Settlement Reached in Clergy Abuse Case
MINNEAPOLIS - A man who was molested by a priest in the 1970s has become the first plaintiff to settle under a new Minnesota law that opened a three-year window for people to sue over older abuse cases.    
     Fifty-two-year-old Jon Jaker sued the Archdiocese of St. Paul and Minneapolis last year, saying he was an 11-year-old altar boy at St. Leo's Church in St. Paul when the Rev. Thomas Stitts sexually abused him. Stitts died in 1985.
     Jaker, who now lives in California, told reporters he's ready to go public and is no longer afraid. He says he wants to encourage other victims to come forward.
     Terms of the settlement weren't disclosed. But Bishop Andrew Cozzens issued an apology and expressed regret that the archdiocese didn't heed his pleas for help.


Former Vatican City Governor, Cardinal Edmund Szoka Dies
DETROIT  - An American cardinal who served as governor and financial administrator of the Vatican and was a confidant of St. John Paul II, has died. Edmund Szoka was 86. The Archdiocese of Detroit said in a statement that he died of natural causes on Wednesday night at a hospital in Novi, Michigan.
     Szoka received his first assignment as a priest in 1954, as associate pastor of a parish in Michigan's rural Upper Peninsula. By the early 1990s, he was the Vatican's point man for finance. And by the end of that decade, he was running Vatican City.
     In between, Szoka honed his administrative skills as the first bishop of the Diocese of Gaylord and, later, archbishop of Detroit.


Ohio Diocese Discourages ALS Ice Bucket Challenge
CINCINNATI - A Roman Catholic diocese in Ohio is throwing a damper on the popular ice bucket challenge that benefits the ALS Association.
     The Archdiocese of Cincinnati is discouraging its 113 schools from participating in the challenge. It says the group's use of funds in embryonic stem cell research is "in direct conflict with Catholic teaching."
     The church's superintendent has told schools in a letter that students may still do ice bucket challenges but that the donations have to be made to another organization that combats ALS. The neurodegenerative disease, also known as Lou Gehrig's disease, causes paralysis and almost certain death.
     The Catholic Church relates the use of embryonic stem cells in research to abortion and says it violates the sanctity of human life. The use of adult stem cells in research is not forbidden by Catholic teaching.
     The ALS Association says it has heard of no other archdiocese raising such objections.

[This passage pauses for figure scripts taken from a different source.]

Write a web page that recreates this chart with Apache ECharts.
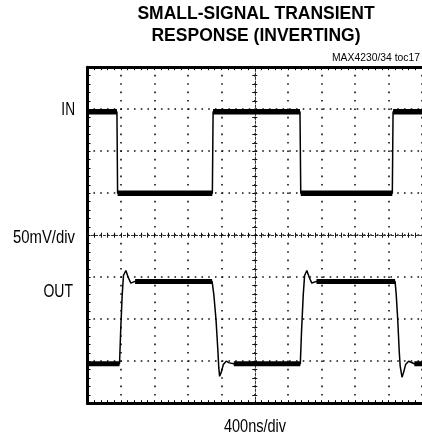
<!DOCTYPE html>
<html>
<head>
<meta charset="utf-8">
<script src="https://cdn.jsdelivr.net/npm/echarts@6/dist/echarts.min.js"></script>
<style>html,body{margin:0;padding:0;background:#fff}#c{width:422px;height:438px}</style>
</head>
<body>
<div id="c"></div>
<script>
// ---- data (time in ns, amplitude in mV) ----
const titleLines = ['SMALL-SIGNAL TRANSIENT', 'RESPONSE (INVERTING)'];
const noteText = 'MAX4230/34 toc17';
const inLabel = 'IN';
const scaleLabel = '50mV/div';
const outLabel = 'OUT';
const timeLabel = '400ns/div';

const timeRange = [-2000, 2000];   // 10 divisions of 400 ns
const timeStep = 400;
const mvRange = [-200, 200];       // 8 divisions of 50 mV
const mvStep = 50;

const inTrace = [
  [-2000, 147], [-1648, 147], [-1640, 50], [-507, 50], [-498, 147],
  [541, 147], [550, 50], [1645, 50], [1654, 147], [2000, 147]
];
const outTrace = [
  [-2000, -153], [-1617, -153], [-1603, -113], [-1585, -71], [-1570, -48],
  [-1541, -42], [-1514, -50], [-1482, -57], [-1431, -55], [-510, -55],
  [-489, -71], [-463, -101], [-441, -137], [-430, -158], [-420, -168],
  [-400, -163], [-376, -154], [-341, -150], [-305, -152], [-250, -153],
  [545, -153], [560, -113], [580, -71], [596, -48], [623, -42],
  [651, -50], [682, -57], [738, -55], [1678, -55], [1692, -71],
  [1710, -101], [1727, -137], [1739, -156], [1761, -169], [1781, -163],
  [1804, -154], [1840, -150], [1908, -153], [2000, -153]
];

// flat (noisy) parts of a trace, drawn thicker
function plateaus(trace) {
  const out = [];
  for (let i = 0; i < trace.length - 1; i++) {
    if (trace[i][1] === trace[i + 1][1]) {
      out.push(trace[i], trace[i + 1], '-');
    }
  }
  return out;
}

const FONT = '"Liberation Sans", Arial, sans-serif';
const chart = echarts.init(document.getElementById('c'), null, {renderer: 'canvas'});

const borderX = (pos) => ({
  type: 'value', min: timeRange[0], max: timeRange[1], interval: timeStep,
  position: pos, gridIndex: 0,
  axisLine: {show: true, onZero: false, lineStyle: {color: '#000', width: 3}},
  axisTick: {show: true, inside: true, length: 3, lineStyle: {color: '#000', width: 1}},
  minorTick: {show: true, splitNumber: 5, length: 3, lineStyle: {color: '#000', width: 1}},
  axisLabel: {show: false},
  splitLine: {show: pos === 'bottom', lineStyle: {color: '#111', width: 1.6, type: [1.6, 6.8], dashOffset: 0.8}}
});
const centerX = (pos) => ({
  type: 'value', min: timeRange[0], max: timeRange[1], interval: timeStep,
  position: pos, gridIndex: 0,
  axisLine: {show: true, onZero: true, onZeroAxisIndex: 0, lineStyle: {color: '#333', width: 1, type: [2, 2]}},
  axisTick: {show: true, inside: true, length: 2.5, lineStyle: {color: '#111', width: 1}},
  minorTick: {show: true, splitNumber: 5, length: 2.5, lineStyle: {color: '#111', width: 1}},
  axisLabel: {show: false},
  splitLine: {show: false}
});
const borderY = (pos) => ({
  type: 'value', min: mvRange[0], max: mvRange[1], interval: mvStep,
  position: pos, gridIndex: 0,
  axisLine: {show: true, onZero: false, lineStyle: {color: '#000', width: 3}},
  axisTick: {show: true, inside: true, length: 3, lineStyle: {color: '#000', width: 1}},
  minorTick: {show: true, splitNumber: 5, length: 3, lineStyle: {color: '#000', width: 1}},
  axisLabel: {show: false},
  splitLine: {show: true, lineStyle: {color: '#111', width: 1.6, type: [1.6, 5.15], dashOffset: 0.8}}
});
const centerY = (pos) => ({
  type: 'value', min: mvRange[0], max: mvRange[1], interval: mvStep,
  position: pos, gridIndex: 0,
  axisLine: {show: true, onZero: true, onZeroAxisIndex: 0, lineStyle: {color: '#333', width: 1, type: [2, 2]}},
  axisTick: {show: true, inside: true, length: 2.5, lineStyle: {color: '#111', width: 1}},
  minorTick: {show: true, splitNumber: 5, length: 2.5, lineStyle: {color: '#111', width: 1}},
  axisLabel: {show: false},
  splitLine: {show: false}
});

const labelStyle = (text, align) => ({
  text: text, font: '17.5px ' + FONT, fill: '#000', align: align, verticalAlign: 'middle'
});

const option = {
  backgroundColor: '#fff',
  animation: false,
  grid: {left: 87.5, top: 67.2, width: 337.5, height: 336, containLabel: false},
  xAxis: [borderX('bottom'), borderX('top'), centerX('bottom'), centerX('top')],
  yAxis: [borderY('left'), centerY('left'), centerY('right')],
  series: [
    {type: 'line', data: inTrace, xAxisIndex: 0, yAxisIndex: 0, symbol: 'none', silent: true,
     lineStyle: {color: '#000', width: 1.5}, z: 5},
    {type: 'line', data: plateaus(inTrace), xAxisIndex: 0, yAxisIndex: 0, symbol: 'none', silent: true,
     connectNulls: false, lineStyle: {color: '#000', width: 5.5}, z: 5},
    {type: 'line', data: outTrace, xAxisIndex: 0, yAxisIndex: 0, symbol: 'none', silent: true,
     lineStyle: {color: '#000', width: 1.5}, z: 5},
    {type: 'line', data: plateaus(outTrace), xAxisIndex: 0, yAxisIndex: 0, symbol: 'none', silent: true,
     connectNulls: false, lineStyle: {color: '#000', width: 5}, z: 5}
  ],
  graphic: [
    {type: 'text', x: 256, y: 13.7, style: {text: titleLines[0], font: 'bold 17.5px ' + FONT, fill: '#000', align: 'center', verticalAlign: 'middle'}},
    {type: 'text', x: 256, y: 36, style: {text: titleLines[1], font: 'bold 17.5px ' + FONT, fill: '#000', align: 'center', verticalAlign: 'middle'}},
    {type: 'text', x: 332, y: 57.8, scaleX: 0.94, style: {text: noteText, font: '11px ' + FONT, fill: '#000', align: 'left', verticalAlign: 'middle'}},
    {type: 'text', x: 75, y: 110, scaleX: 0.78, style: labelStyle(inLabel, 'right')},
    {type: 'text', x: 75, y: 238, scaleX: 0.85, style: labelStyle(scaleLabel, 'right')},
    {type: 'text', x: 73, y: 292.5, scaleX: 0.8, style: labelStyle(outLabel, 'right')},
    {type: 'text', x: 255, y: 427.5, scaleX: 0.83, style: labelStyle(timeLabel, 'center')}
  ]
};
chart.setOption(option);
</script>
</body>
</html>
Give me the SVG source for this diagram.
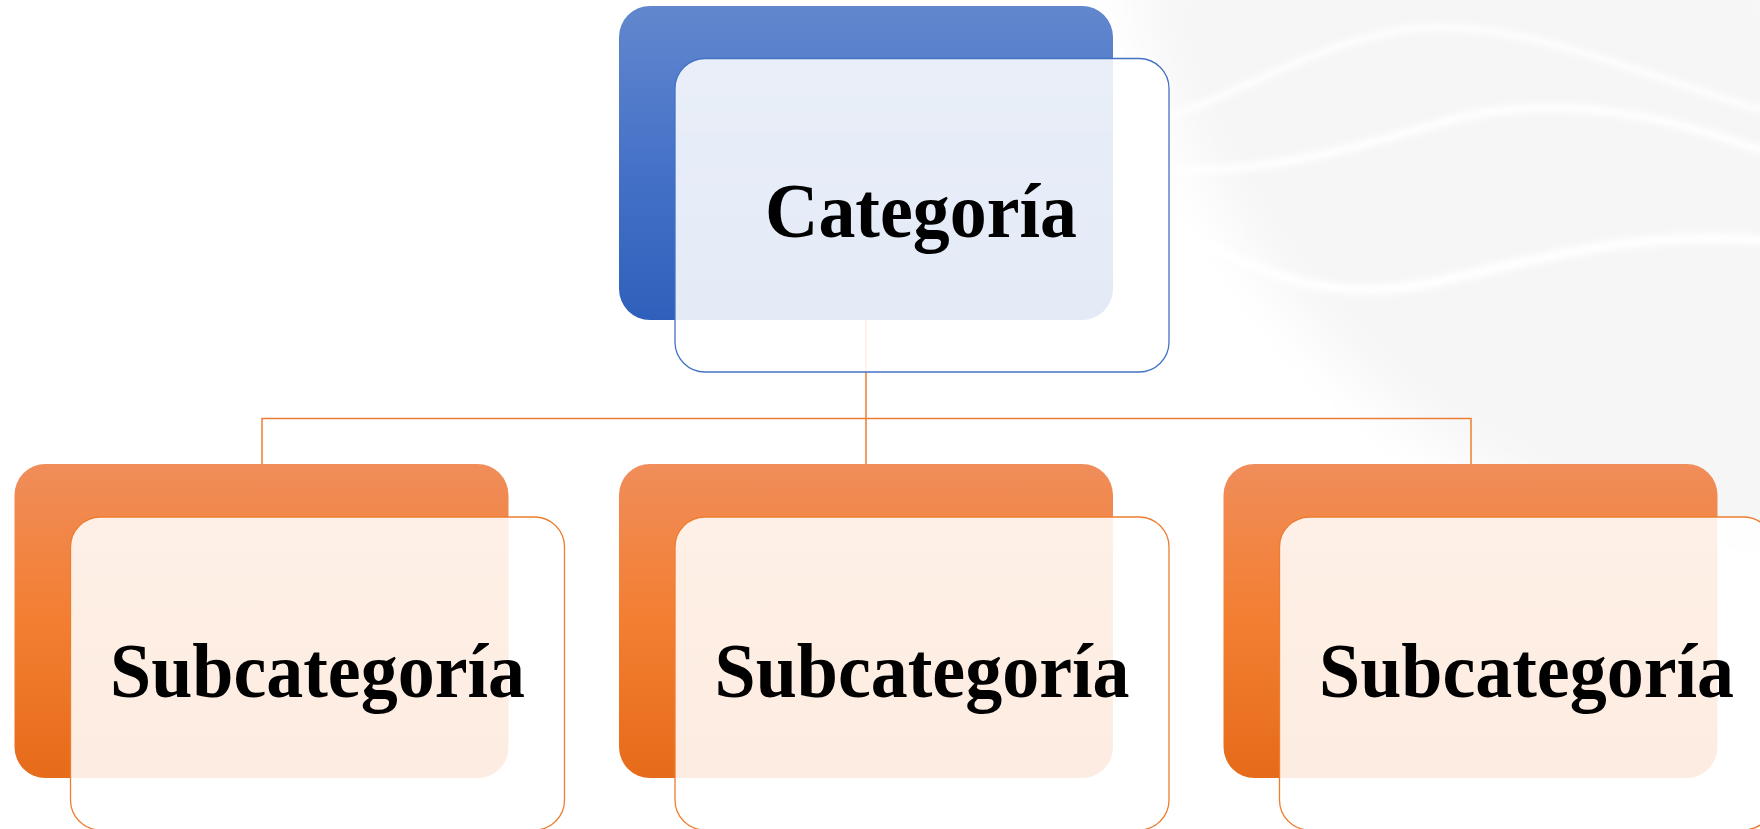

Student Disciplined for Saying 'Bless You'
DYERSBURG, Tenn. - A Tennessee high school student has been sent to the principal's office after saying "bless you" to another student who sneezed.
     Seventeen-year-old Kendra Turner told the State Gazette the phrase was on a list of things students were not allowed to say in that class at Dyer County High School. The list includes "my bad," ''hang out," ''dumb," ''stupid" and "stuff."
     Assistant Principal Lynn Garner said he could not discuss the specifics of what happened in the Monday incident, but he said there are "two sides to every story."
     Garner also said teachers can set their own classroom rules as long as they are reasonable.
     According to Turner, after she said "bless you," the teacher stood up and asked who had spoken. Turner says she explained that she was being courteous and that her parents and pastor taught her to say it.  She was placed in in-school suspension for the remainder of the period.